PUREFOY: I don’t judge him. That’s really important, as an actor. If you’re playing Hitler, you don’t play Hitler as an asshole. Hitler believed what he was doing was right. Any of those monsters and any serial killer believes in what they’re doing. I play it subjectively. It’s up to you to decide if I’m a monster or not. It’s up to a court to decide that. I’m just trying to be honest, from his point of view, and everybody else can make up their own minds about that, afterwards.
Does Joe Carroll have an ultimate goal?
PUREFOY: Oh, yeah, very much so. I can’t say anything about it, though. I know that there’s a super objective that he’s always trying to achieve. Kevin Williamson has told me what the super objective of Joe Carroll is. It’s a quite simple super objective. But, he will achieve it because he’s worked it out and he knows how to do it. It’s a question of a lot of small bombs going off.
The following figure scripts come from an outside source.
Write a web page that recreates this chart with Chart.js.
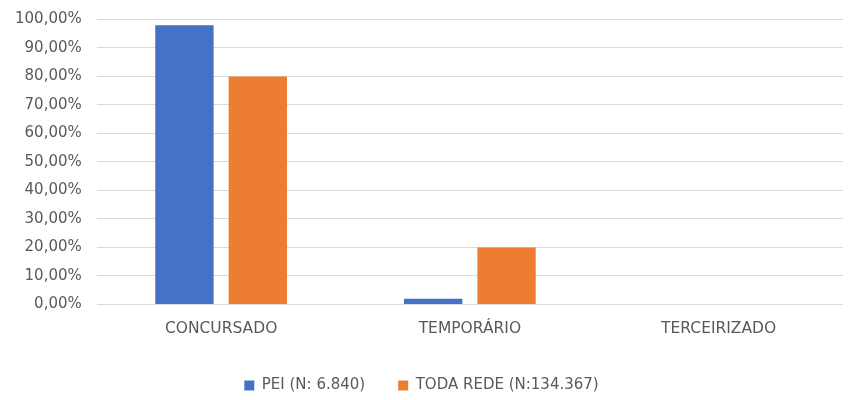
<!DOCTYPE html>
<html>
<head>
<meta charset="utf-8">
<script src="https://cdn.jsdelivr.net/npm/chart.js@4.4.1/dist/chart.umd.min.js"></script>
<style>
    html, body { margin: 0; padding: 0; background: #fff; }
    #wrap { width: 854px; height: 400px; }
</style>
</head>
<body>
<div id="wrap"><canvas id="chart"></canvas></div>
<script>
const categories = ['CONCURSADO', 'TEMPORÁRIO', 'TERCEIRIZADO'];
const peiValues = [98.0, 2.0, 0];
const redeValues = [80.0, 20.0, 0];
const seriesNames = ['PEI (N: 6.840)', 'TODA REDE (N:134.367)'];

const FONT = 'DejaVu Sans';

new Chart(document.getElementById('chart'), {
    type: 'bar',
    data: {
        labels: categories,
        datasets: [
            { label: seriesNames[0], data: peiValues, backgroundColor: '#4472c4', categoryPercentage: 0.59, barPercentage: 0.795 },
            { label: seriesNames[1], data: redeValues, backgroundColor: '#ed7d31', categoryPercentage: 0.59, barPercentage: 0.795 },
        ],
    },
    options: {
        responsive: true,
        maintainAspectRatio: false,
        animation: false,
        layout: { padding: { left: 0, right: 11, top: 0, bottom: -3 } },
        scales: {
            x: {
                grid: { display: false },
                border: { display: false },
                ticks: { color: '#595959', font: { family: FONT, size: 15.5 }, padding: 7 },
            },
            y: {
                min: 0,
                max: 100,
                ticks: {
                    stepSize: 10,
                    color: '#595959',
                    padding: 15,
                    font: { family: FONT, size: 15, lineHeight: 0.6 },
                    callback: (v) => v.toFixed(2).replace('.', ',') + '%',
                },
                grid: { color: '#d9d9d9', drawTicks: false },
                border: { display: false },
            },
        },
        plugins: {
            legend: {
                position: 'bottom',
                labels: { color: '#595959', font: { family: FONT, size: 15 }, boxWidth: 10, boxHeight: 10, padding: 33 },
            },
            tooltip: { enabled: false },
        },
    },
});
</script>
</body>
</html>
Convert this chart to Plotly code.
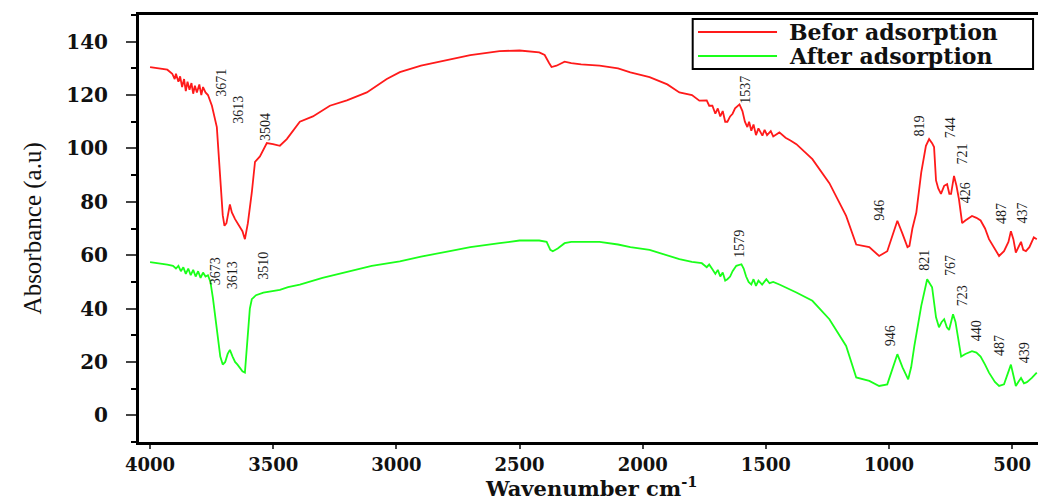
import plotly.graph_objects as go

# ---- data ----
wn_before = [4000, 3960, 3930, 3910, 3900, 3895, 3885, 3878, 3870, 3862, 3855, 3848, 3840, 3832, 3825,
             3818, 3810, 3800, 3792, 3785, 3775, 3765, 3749, 3729, 3716, 3705, 3698, 3690, 3676, 3668,
             3655, 3645, 3635, 3625, 3615, 3603, 3587, 3574, 3554, 3526, 3501, 3473, 3445, 3392, 3339,
             3270, 3201, 3120, 3039, 2986, 2900, 2783, 2700, 2581, 2500, 2420, 2398, 2380, 2370, 2350,
             2330, 2317, 2290, 2250, 2175, 2100, 2050, 1972, 1900, 1851, 1800, 1770, 1740, 1730, 1717,
             1705, 1695, 1685, 1675, 1665, 1656, 1645, 1635, 1625, 1607, 1595, 1585, 1575, 1568, 1559,
             1550, 1540, 1530, 1514, 1505, 1495, 1480, 1470, 1445, 1420, 1400, 1376, 1311, 1242, 1174,
             1133, 1080, 1040, 1007, 985, 966, 945, 925, 917, 905, 889, 869, 850, 837, 825,
             817, 809, 800, 789, 776, 764, 755, 748, 736, 726, 716, 703, 690, 663, 645,
             628, 610, 594, 570, 553, 533, 515, 505, 495, 485, 475, 464, 455, 444, 430,
             412, 400]
abs_before = [130.5, 130, 129.5, 128, 126, 128, 125, 127, 123, 126, 121.5, 125, 122, 124.5, 120.5,
              123.5, 121, 124, 120, 123, 121, 120, 116, 108, 92, 75, 71, 72, 79, 76,
              73.5, 72, 71, 69, 66, 72, 83.5, 95, 97, 102, 101.6, 101, 103.5, 110, 112,
              116, 118, 121, 126, 128.6, 131, 133.5, 135, 136.5, 136.7, 136, 135, 132, 130.5, 131,
              132, 132.5, 132, 131.5, 131, 130, 128.5, 126.7, 124, 121, 120, 117.9, 118, 116, 116,
              113, 115, 112, 114, 110, 110, 112, 113, 115, 116.5, 114, 110, 108, 110, 106.6,
              109, 105, 107.5, 104.8, 107, 105, 106.5, 104.5, 106, 104, 103, 101.6, 96, 87, 74.7,
              64, 63, 59.7, 61.5, 68, 72.9, 68, 63, 63.5, 70, 76, 91, 101, 103.5, 102,
              100.5, 88, 85, 83, 86, 86.6, 83, 83, 89.7, 86, 81, 72, 73, 74.7, 74,
              73, 70, 66, 62, 59.7, 61.5, 65, 69, 66, 61, 63, 65, 62, 61.5, 63,
              66.7, 66]

wn_after = [4000, 3960, 3930, 3907, 3895, 3885, 3875, 3865, 3855, 3845, 3835, 3825, 3815, 3805, 3795,
            3785, 3775, 3765, 3755, 3745, 3735, 3725, 3715, 3705, 3695, 3685, 3676, 3665, 3655, 3645,
            3635, 3625, 3615, 3605, 3595, 3587, 3570, 3540, 3500, 3473, 3440, 3392, 3300, 3189, 3100,
            2986, 2900, 2783, 2700, 2581, 2500, 2420, 2390, 2375, 2365, 2345, 2330, 2317, 2290, 2250,
            2175, 2100, 2050, 1972, 1900, 1851, 1800, 1782, 1760, 1740, 1730, 1717, 1705, 1695, 1685,
            1675, 1665, 1656, 1645, 1635, 1620, 1599, 1590, 1580, 1570, 1559, 1550, 1540, 1530, 1515,
            1498, 1485, 1470, 1445, 1420, 1400, 1376, 1311, 1242, 1174, 1133, 1080, 1040, 1007, 985,
            966, 945, 922, 910, 897, 869, 845, 825, 809, 797, 786, 776, 765, 756, 748,
            740, 730, 724, 707, 690, 663, 645, 628, 610, 594, 570, 553, 533, 515, 505,
            495, 485, 475, 464, 452, 440, 420, 400]
abs_after = [57.4, 57, 56.5, 56, 55, 56, 54, 55.5, 53, 55, 52.5, 54.5, 52, 54, 51.5,
             53.5, 52, 52.5, 50, 44, 36, 28, 22, 19, 20, 23, 24.5, 22, 20, 19,
             17.5, 16.5, 16, 30, 40, 43.5, 45, 46, 46.5, 47, 48, 49, 51.5, 54, 56,
             57.7, 59.5, 61.5, 63, 64.5, 65.5, 65.5, 65, 62, 61.5, 62.5, 63.5, 64.5, 65, 65,
             65, 64, 63, 62, 60, 58.5, 57.5, 57.3, 57, 55.5, 56.5, 54.7, 53, 54.5, 52,
             53.5, 50.5, 51, 52, 54, 56, 56.6, 55, 52, 50, 49, 51, 48.5, 50.5, 49,
             51, 49.5, 50, 49, 48, 47, 46, 42.9, 36, 26, 14.2, 12.9, 11, 11.6, 18,
             22.9, 18, 13.5, 18, 26, 41, 51, 48, 36.7, 33, 35, 36, 33, 32, 35,
             37.9, 35, 31.6, 22, 23, 24, 23.5, 22, 19, 16, 12.5, 11, 11.6, 16, 19,
             15, 11, 12.5, 14, 12, 12.4, 14, 16]

# peak labels: (text, wavenumber position, absorbance position)
labels_before = ["3671", "3613", "3504", "1537", "946", "819", "744", "721", "426", "487", "437"]
lab_before_x = [3713, 3639, 3531, 1580, 1037, 875, 749, 702, 688, 546, 459]
lab_before_y = [124.5, 114.5, 107.9, 122, 77, 108.5, 107.9, 97.9, 83.5, 75.7, 75.7]

labels_after = ["3673", "3613", "3510", "1579", "946", "821", "767", "723", "440", "487", "439"]
lab_after_x = [3736, 3667, 3538, 1607, 995, 857, 748, 703, 642, 549, 452]
lab_after_y = [54, 52.5, 56, 64.5, 29.7, 58, 56, 44.7, 31.6, 26, 23.6]

series_names = ["Befor adsorption", "After adsorption"]
series_colors = ["#ff1a1a", "#1aff1a"]

y_ticks = [0, 20, 40, 60, 80, 100, 120, 140]
x_ticks = [4000, 3500, 3000, 2500, 2000, 1500, 1000, 500]

# ---- figure ----
fig = go.Figure()
fig.add_trace(go.Scatter(x=wn_before, y=abs_before, mode="lines", name=series_names[0],
                         line=dict(color=series_colors[0], width=1.8), showlegend=False))
fig.add_trace(go.Scatter(x=wn_after, y=abs_after, mode="lines", name=series_names[1],
                         line=dict(color=series_colors[1], width=1.8), showlegend=False))

lab_font = dict(family="Liberation Serif", size=14, color="#1a1a1a")
for t, x, y in zip(labels_before + labels_after, lab_before_x + lab_after_x, lab_before_y + lab_after_y):
    fig.add_annotation(x=x, y=y, text=t, showarrow=False, textangle=-90, font=lab_font,
                       xanchor="center", yanchor="middle")

# axis titles
fig.add_annotation(xref="paper", yref="paper", x=-0.118, y=0.5, text="Absorbance (a.u)",
                   showarrow=False, textangle=-90, xanchor="center", yanchor="middle",
                   font=dict(family="Liberation Serif", size=25, color="#111"))
fig.add_annotation(xref="paper", yref="paper", x=0.503, y=-0.1425,
                   text="Wavenumber cm<sup>-1</sup>", showarrow=False,
                   xanchor="center", yanchor="bottom",
                   font=dict(family="DejaVu Serif", size=21, color="#111", weight="bold"))

# legend box drawn by hand to match the long line samples
fig.add_shape(type="rect", xref="paper", yref="paper", x0=0.6159, x1=0.9945, y0=0.8735, y1=0.9906,
              line=dict(color="black", width=2), fillcolor="white", layer="above")
for i, (nm, col) in enumerate(zip(series_names, series_colors)):
    yy = 0.960 - i * 0.056
    fig.add_shape(type="line", xref="paper", yref="paper", x0=0.6218, x1=0.7097, y0=yy, y1=yy,
                  line=dict(color=col, width=2), layer="above")
    fig.add_annotation(xref="paper", yref="paper", x=0.7208, y=yy, text=nm,
                       showarrow=False, xanchor="left", yanchor="middle",
                       font=dict(family="DejaVu Serif", size=22, color="#111", weight="bold"))

fig.update_layout(
    width=1038, height=503,
    margin=dict(l=139, r=0, t=15, b=61),
    paper_bgcolor="white", plot_bgcolor="white",
    xaxis=dict(range=[4045, 395], tickvals=x_ticks, ticks="outside", ticklen=4, tickwidth=2,
               showline=True, linewidth=3, linecolor="black", mirror=True, showgrid=False,
               zeroline=False, ticklabelstandoff=0,
               tickfont=dict(family="DejaVu Serif", size=18, color="#111", weight="bold")),
    yaxis=dict(range=[-10, 150], tickvals=y_ticks, ticks="outside", ticklen=10, tickwidth=2,
               showline=True, linewidth=3, linecolor="black", showgrid=False, zeroline=False,
               tickfont=dict(family="DejaVu Serif", size=20, color="#111", weight="bold"),
               ticklabelstandoff=14,
               minor=dict(dtick=10, ticks="outside", ticklen=5, tickwidth=2, tickcolor="black")),
)

fig.write_html("out.html")
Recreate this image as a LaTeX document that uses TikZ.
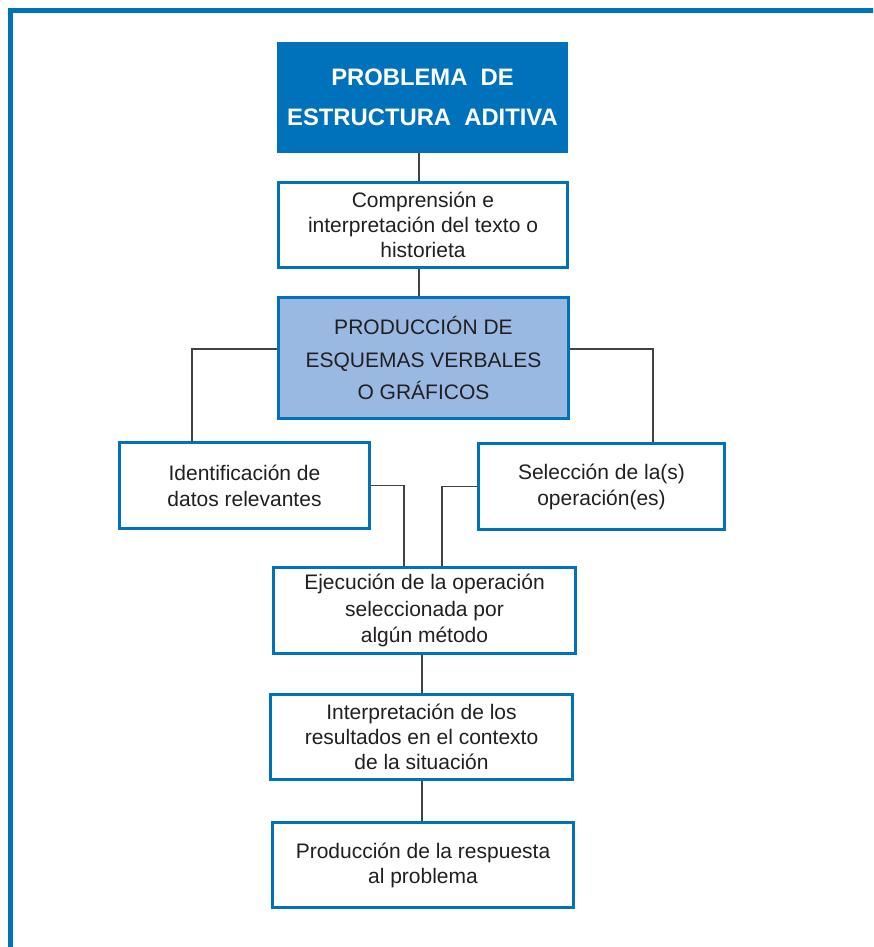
\documentclass[tikz,border=0pt]{standalone}
\usepackage{fontspec}
\setmainfont{Liberation Sans}
\usetikzlibrary{positioning}
\definecolor{frameblue}{HTML}{0072BC}
\definecolor{lightfill}{HTML}{99B9E2}
\definecolor{inkgray}{HTML}{231F20}

\begin{document}
\begin{tikzpicture}[x=1pt, y=-1pt,
      box/.style={draw=frameblue, line width=3pt, fill=white, align=center, inner sep=0pt, text=inkgray, font=\fontsize{21}{25}\selectfont},
      link/.style={draw=inkgray!85, line width=1.3pt}
    ]
      \clip (0,0) rectangle (873,947);
      \fill[white] (0,0) rectangle (873,947);
      % outer frame, left and top edges only
      \draw[frameblue, line width=5pt] (10.5,990) -- (10.5,10.5) -- (900,10.5);

      \node[box, fill=frameblue, text=white, minimum width=288, minimum height=108,
            font=\bfseries\fontsize{23.8}{40}\selectfont] (prob) at (422.5,97.5)
            {PROBLEMA~~DE\\ESTRUCTURA~~ADITIVA};
      \node[box, minimum width=289, minimum height=85] (compr) at (423,225)
            {Comprensión e\\interpretación del texto o\\historieta};
      \node[box, fill=lightfill, minimum width=290, minimum height=121,
            font=\fontsize{21}{32.5}\selectfont] (esq) at (423.5,358)
            {PRODUCCIÓN DE\\ESQUEMAS VERBALES\\O GRÁFICOS};
      \node[box, minimum width=250, minimum height=86,
            font=\fontsize{21}{26}\selectfont] (datos) at (244.5,485.5)
            {Identificación de\\datos relevantes};
      \node[box, minimum width=246, minimum height=86,
            font=\fontsize{21}{26}\selectfont] (selec) at (601.5,486.5)
            {Selección de la(s)\\operación(es)};
      \node[box, minimum width=302, minimum height=86,
            font=\fontsize{21}{26.5}\selectfont] (ejec) at (424.5,610.5)
            {Ejecución de la operación\\seleccionada por\\algún método};
      \node[box, minimum width=302, minimum height=85] (interp) at (421.5,737)
            {Interpretación de los\\resultados en el contexto\\de la situación};
      \node[box, minimum width=301, minimum height=85] (resp) at (423,865)
            {Producción de la respuesta\\al problema};

      \draw[link] (prob.south -| 419,0) -- (compr.north -| 419,0);
      \draw[link] (compr.south -| 419,0) -- (esq.north -| 419,0);
      \draw[link] ([yshift=9pt]esq.west) -| (datos.north -| 192,0);
      \draw[link] ([yshift=9pt]esq.east) -| (selec.north -| 653,0);
      \draw[link] (datos.east) -| (ejec.north -| 404,0);
      \draw[link] (selec.west) -| (ejec.north -| 442,0);
      \draw[link] (ejec.south -| 422,0) -- (interp.north -| 422,0);
      \draw[link] (interp.south -| 422,0) -- (resp.north -| 422,0);
    \end{tikzpicture}
\end{document}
It’s distraction from the main event, and he’s just got to pull off enough distraction.
Is it difficult to always be in such a dark headspace?
PUREFOY: Sometimes it is and sometimes it isn’t. It all depends on the day, really. Sometimes it’s just inherently comic, working with serial killers. I can’t deny that. Especially if they’re the ones that don’t have the highest of IQs, it can be hilarious. But then, there are other days that you have to do stuff that is barely suppressing a slight panic about what’s going to happen between, “Action!,” and “Cut!” The process of being an actor is that you generally don’t know what’s going to happen, and you shouldn’t know what’s going to happen. To occupy an area of 30 seconds or a minute of absolute uncertainty, within certain parameters, is what it’s exciting. And when you’re dealing with killing people and things that are upsetting, that can be a delicate place to occupy yourself for a day.
The Following airs on Monday nights on Fox.